そうやって客観的な価値のみを判断基準にして生きてしまうと、何が自分にとって真の幸福であるか分からなくなってしまうのではないでしょうか?
旅行に行って特別な体験をした事が幸せだったのか。
それとも旅行先で撮った写真をアップロードしてたくさんの人から「いいね」されたら幸せになれるのか。
もしも自分の幸せが後者になってしまえば、実際に旅行して現地で楽しい思いをする事よりも、むしろ旅行先で「取材」して得た「素材」を用いて行う「演出力」の方が重要視されてしまいます。
さらに言うなら実際に現地に行かずとも、インターネットで旅行先の写真素材を集めて「あたかも実際に行ってきたかのような書き方」をするだけでも、SNSに投稿するには十分な記事が書けてしまうかもしれません。他人が書いた記事をコピーペーストするだけでも手軽にでっち上げてしまえるかもしれませんし、AIに頼れば自動生成してくれるかもしれません。
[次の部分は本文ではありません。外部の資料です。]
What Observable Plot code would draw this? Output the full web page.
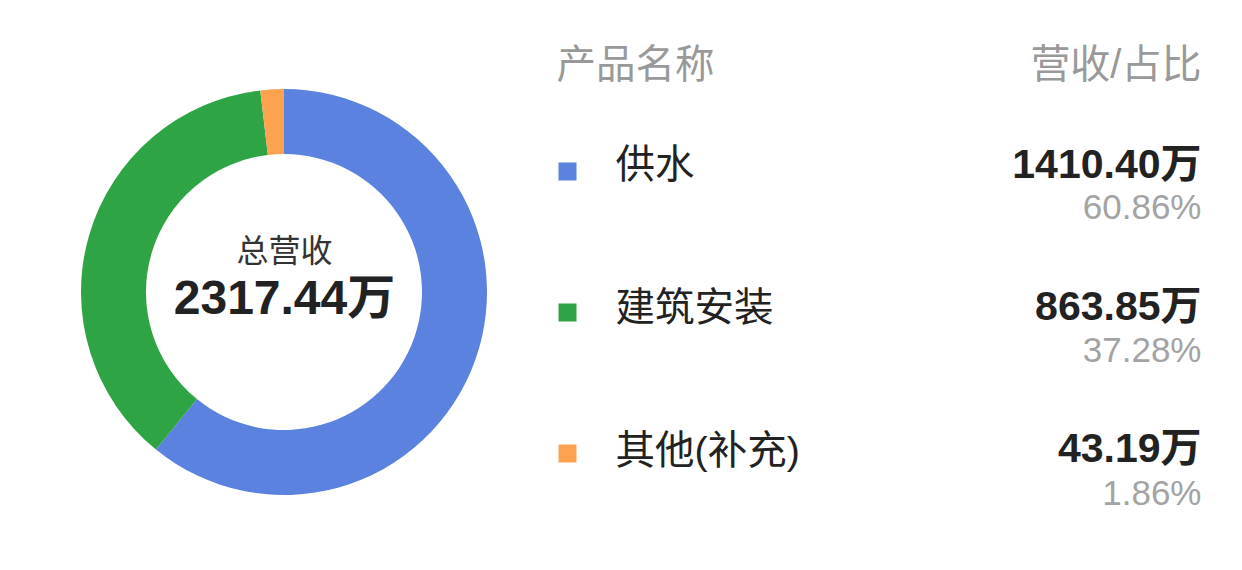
<!DOCTYPE html>
<html>
<head>
<meta charset="utf-8">
<script src="https://cdn.jsdelivr.net/npm/d3@7"></script>
<script src="https://cdn.jsdelivr.net/npm/@observablehq/plot@0.6"></script>
<style>
  html, body { margin: 0; padding: 0; background: #fff; }
  #chart svg { display: block; }
</style>
</head>
<body>
<div id="chart"></div>
<script>
// ---- data ----
const categories = ["供水", "建筑安装", "其他(补充)"];
const revenue = [1410.40, 863.85, 43.19];      // 万
const shares = [60.86, 37.28, 1.86];           // %
const colors = ["#5A82DE", "#2FA445", "#FDA34F"];
const totalRevenue = 2317.44;                  // 万
const centerTitle = "总营收";
const headers = ["产品名称", "营收/占比"];
const unit = "万";

// ---- layout ----
const W = 1242, H = 570;
const cx = 284, cy = 292, rOuter = 203, rInner = 138;
const legendLeft = 556, labelX = 615, rightX = 1201;
const font = "'Liberation Sans', Helvetica, Arial, 'Noto Sans CJK SC', sans-serif";

const rows = categories.map((name, i) => ({
  name, revenue: revenue[i], share: shares[i], i
}));

// vertical layout for legend rows
const rowSquareY = i => 171 + i * 141;
const rowLabelY = i => 165 + i * 143;
const rowValueY = i => 164 + i * 142;
const rowShareY = i => 207 + i * 143;

// donut drawn via a render function using Plot's scales
function donut(index, scales, values, dimensions, context) {
  const g = d3.create("svg:g");
  const pie = d3.pie().sort(null).value(d => d.revenue)(rows);
  const arc = d3.arc().innerRadius(rInner).outerRadius(rOuter);
  g.attr("transform", `translate(${scales.x(cx)},${scales.y(cy)})`);
  g.selectAll("path")
    .data(pie)
    .join("path")
    .attr("d", arc)
    .attr("fill", d => scales.color ? scales.color(d.data.name) : colors[d.data.i]);
  return g.node();
}

const chart = Plot.plot({
  width: W,
  height: H,
  margin: 0,
  x: {domain: [0, W], range: [0, W], axis: null},
  y: {domain: [0, H], range: [0, H], axis: null},
  color: {domain: categories, range: colors},
  style: {fontFamily: font, background: "#fff"},
  marks: [
    donut,
    // center texts
    Plot.text([centerTitle], {x: cx, y: 251, text: d => d, fontSize: 32, fill: "#333", textAnchor: "middle"}),
    Plot.text([totalRevenue], {x: cx, y: 298, text: d => d.toFixed(2) + unit, fontSize: 48, fontWeight: "bold", fill: "#222", textAnchor: "middle"}),
    // legend headers
    Plot.text([headers[0]], {x: legendLeft, y: 65, text: d => d, fontSize: 39.5, fill: "#999", textAnchor: "start"}),
    Plot.text([headers[1]], {x: rightX, y: 65, text: d => d, fontSize: 40, fill: "#999", textAnchor: "end"}),
    // legend squares
    Plot.dot(rows, {x: 567, y: d => rowSquareY(d.i), fill: "name", symbol: "square", r: 10.16, stroke: null}),
    // legend labels
    Plot.text(rows, {x: labelX, y: d => rowLabelY(d.i), text: "name", fontSize: 39.5, fill: "#222", textAnchor: "start"}),
    // values
    Plot.text(rows, {x: rightX, y: d => rowValueY(d.i), text: d => d.revenue.toFixed(2) + unit, fontSize: 41, fontWeight: "bold", fill: "#222", textAnchor: "end"}),
    // shares
    Plot.text(rows, {x: rightX, y: d => rowShareY(d.i), text: d => d.share.toFixed(2) + "%", fontSize: 35, fill: "#a3a3a3", textAnchor: "end"})
  ]
});

document.getElementById("chart").appendChild(chart);
</script>
</body>
</html>
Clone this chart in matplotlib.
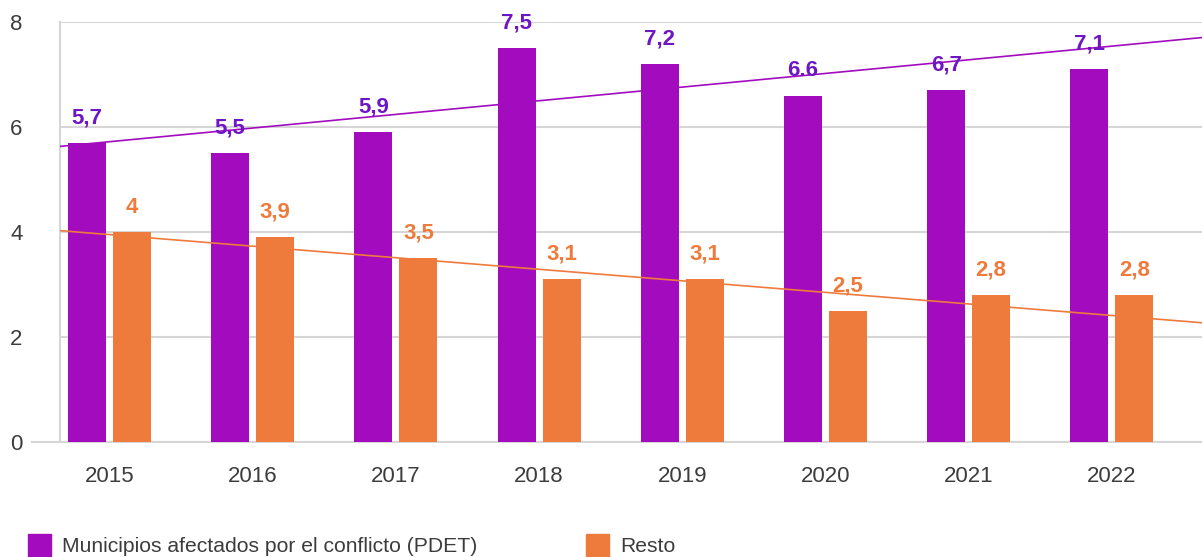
import numpy as np
import matplotlib.pyplot as plt
from matplotlib.patches import Rectangle

plt.rcParams['font.family'] = ['Liberation Sans', 'DejaVu Sans']

# datos
years = ['2015', '2016', '2017', '2018', '2019', '2020', '2021', '2022']
pdet = [5.7, 5.5, 5.9, 7.5, 7.2, 6.6, 6.7, 7.1]
resto = [4.0, 3.9, 3.5, 3.1, 3.1, 2.5, 2.8, 2.8]
pdet_labels = ['5,7', '5,5', '5,9', '7,5', '7,2', '6.6', '6,7', '7,1']
resto_labels = ['4', '3,9', '3,5', '3,1', '3,1', '2,5', '2,8', '2,8']
# líneas de tendencia (valor en cada año)
trend_pdet = [5.72, 5.98, 6.24, 6.50, 6.76, 7.02, 7.28, 7.54]
trend_resto = [3.95, 3.73, 3.51, 3.29, 3.07, 2.85, 2.63, 2.41]
legend_labels = ['Municipios afectados por el conflicto (PDET)', 'Resto']

purple = '#A30CBE'
purple_txt = '#6E16C4'
orange = '#EE7B3C'
grid_c = '#d6d6d6'
txt_c = '#3c3c3c'

fig = plt.figure(figsize=(12.02, 5.57), dpi=100)
ax = fig.add_axes([60 / 1202, 1 - 442 / 557, 1 - 60 / 1202, 420 / 557])

x = np.arange(len(years))
w = 0.265
off = 0.157
ax.bar(x - off, pdet, w, color=purple, zorder=2)
ax.bar(x + off, resto, w, color=orange, zorder=2)

xlim = (-0.346, 7.63)
ax.set_xlim(*xlim)
ax.set_ylim(0, 8)

# tendencias
xs = np.array(xlim)
for tr, c in [(trend_pdet, purple), (trend_resto, orange)]:
    m, b = np.polyfit(x, tr, 1)
    ax.plot(xs, m * xs + b, color=c, lw=1.2, zorder=3)

# etiquetas de valores
for i in range(len(years)):
    ax.annotate(pdet_labels[i], (x[i] - off, pdet[i]), xytext=(0, 14), textcoords='offset points',
                ha='center', va='baseline', fontsize=16, fontweight='bold', color=purple_txt, zorder=4)
    ax.annotate(resto_labels[i], (x[i] + off, resto[i]), xytext=(0, 14), textcoords='offset points',
                ha='center', va='baseline', fontsize=16, fontweight='bold', color=orange, zorder=4)

ax.set_yticks([0, 2, 4, 6, 8])
ax.set_xticks(x)
ax.set_xticklabels(years)
ax.tick_params(axis='both', length=0, labelsize=16, colors=txt_c)
ax.tick_params(axis='y', pad=27)
ax.tick_params(axis='x', pad=17)

ax.grid(axis='y', color=grid_c, lw=1.5, zorder=0)
ax.axhline(0, xmin=-28 / 1142, xmax=1, color=grid_c, lw=1.5, clip_on=False, zorder=1)
for s in ['top', 'right', 'bottom']:
    ax.spines[s].set_visible(False)
ax.spines['left'].set_color(grid_c)
ax.spines['left'].set_linewidth(1.5)

# leyenda
fig.add_artist(Rectangle((28 / 1202, 0), 23 / 1202, 23 / 557, color=purple, transform=fig.transFigure))
fig.text(62 / 1202, 1 - 546 / 557, legend_labels[0], fontsize=15.2, color=txt_c, va='center')
fig.add_artist(Rectangle((586 / 1202, 0), 23 / 1202, 23 / 557, color=orange, transform=fig.transFigure))
fig.text(620 / 1202, 1 - 546 / 557, legend_labels[1], fontsize=15.2, color=txt_c, va='center')

fig.savefig('out.png', dpi=100)
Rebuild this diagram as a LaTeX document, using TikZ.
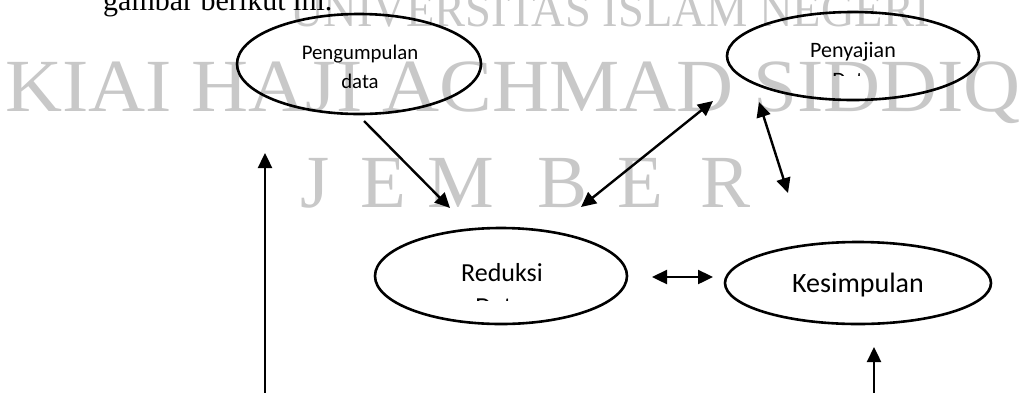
\documentclass[tikz,border=0pt]{standalone}
\usepackage{fontspec}
\setmainfont{Liberation Serif}
\newfontfamily\labelfont{Carlito}
\usetikzlibrary{arrows.meta,shapes.geometric}
\definecolor{wmgray}{RGB}{200,200,200}
\begin{document}
\begin{tikzpicture}[x=1pt,y=-1pt,
  oval/.style={draw=black,ellipse,line width=2.6pt,inner sep=0pt},
  lbl/.style={text=black,inner sep=0pt,align=center},
  wm/.style={text=wmgray,inner sep=0pt,anchor=base},
  tip/.style={-{Triangle[length=15pt,width=14pt]}},
  link/.style={line width=2.4pt,tip},
  twoway/.style={line width=2.4pt,{Triangle[length=15pt,width=14pt]}-{Triangle[length=15pt,width=14pt]}}]
\clip (0,0) rectangle (1022,392);
\fill[white] (0,0) rectangle (1022,392);

% page watermark
\node[wm,font=\fontsize{50}{54}\selectfont] (wmtop) at (610,26) {\scalebox{0.93}[1]{UNIVERSITAS ISLAM NEGERI}};
\node[wm,font=\fontsize{79}{82}\selectfont] (wmmid) at (513,111) {\scalebox{1}[0.95]{KIAI HAJI ACHMAD SIDDIQ}};
\foreach \x/\c [count=\i] in {300/J,360/E,427/M,537/B,617/E,700/R}
  \node[wm,anchor=base west,font=\fontsize{75}{80}\selectfont] (wmcity\i) at (\x,207) {\c};

% running text above the figure
\node[anchor=base west,inner sep=0pt,font=\fontsize{30}{34}\selectfont] (caption) at (103,10) {gambar berikut ini.};

% stages
\node[oval,minimum width=244pt,minimum height=100pt] (collect) at (359,64) {};
\node[oval,minimum width=252pt,minimum height=88pt] (display) at (853,56) {};
\node[oval,minimum width=252pt,minimum height=96pt] (reduce) at (501,276) {};
\node[oval,minimum width=266pt,minimum height=82pt] (conclude) at (858,283) {};

\node[lbl,font=\labelfont\fontsize{20.8}{29}\selectfont] (collect-text) at (360,67) {Pengumpulan\\data};
\node[lbl,font=\labelfont\fontsize{22}{27}\selectfont] (display-text) at (853,52) {Penyajian};
\begin{scope}
  \clip (780,72) rectangle (930,75.5);
  \node[lbl,anchor=base,font=\labelfont\fontsize{22}{27}\selectfont] (display-more) at (853,87) {Data};
\end{scope}
\node[lbl,font=\labelfont\fontsize{26}{32}\selectfont] (reduce-text) at (502,273) {Reduksi};
\begin{scope}
  \clip (420,296) rectangle (580,300.5);
  \node[lbl,anchor=base,font=\labelfont\fontsize{26}{32}\selectfont] (reduce-more) at (500,315) {Data};
\end{scope}
\node[lbl,font=\labelfont\fontsize{28}{34}\selectfont] (conclude-text) at (858,285) {Kesimpulan};

% connector ends
\coordinate (c2r-a) at (364,121);  \coordinate (c2r-b) at (450,208);
\coordinate (r2d-a) at (581,207);  \coordinate (r2d-b) at (713,101);
\coordinate (d2k-a) at (759,102);  \coordinate (d2k-b) at (788,193);
\coordinate (r2k-a) at (652,277);  \coordinate (r2k-b) at (713,277);
\coordinate (lft-a) at (265,400);  \coordinate (lft-b) at (265,153);
\coordinate (rgt-a) at (874,400);  \coordinate (rgt-b) at (874,347);

\draw[link] (c2r-a) -- (c2r-b);
\draw[twoway] (r2d-a) -- (r2d-b);
\draw[twoway] (d2k-a) -- (d2k-b);
\draw[twoway] (r2k-a) -- (r2k-b);
\draw[link] (lft-a) -- (lft-b);
\draw[link] (rgt-a) -- (rgt-b);
\end{tikzpicture}
\end{document}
けれど、それでは自分自身の特別な体験には全く価値がなくなってしまいます。
実際に経験してもいない架空のエピソードで数字を取って、それであなたは幸せになれますか? もしもそれで幸せになれるというのなら、あなたは作家に向いているのかもしれません。
けれど他者から認められなければ、数字が取れなければ幸せになれないのだとすれば、それは幸せになるためのハードルが高いように私には思えてなりません。自分が幸せになれるかどうかを他人にコントロールされてしまうからです。
「自分だけの正解」を見つけ出す事は、ある意味で「幸せになるためのハードル」を下げる事だと私は考えています。
誰に何を言われても自分が素晴らしいと思えば素晴らしい。自分が幸せだと思うのならば幸せだ。その揺るぎない信念こそが、情報の過剰な並列化と希釈によって価値が損なわれてしまう現代にこそ、重要な考え方なのではないかと私は思います。
だからこそ、【セリアンスロピー/Therianthropy】や【アザーキニティ/Otherkinity】の「本人が自分が【セリアン/Therian】だと思えば【セリアン/Therian】だ」、「本人が【アザーキン/Otherkin】だと思えば【アザーキン/Otherkin】だ」という姿勢は、ある意味でとても尊いものだと言えます。自分の意志を何よりも尊重し、自分が信じたものこそを最後まで信じ抜く。
その信条の強さこそが、或いは【セリアン/Therian】や【アザーキン/Otherkin】の内なる強さと呼べるものなのかもしれません。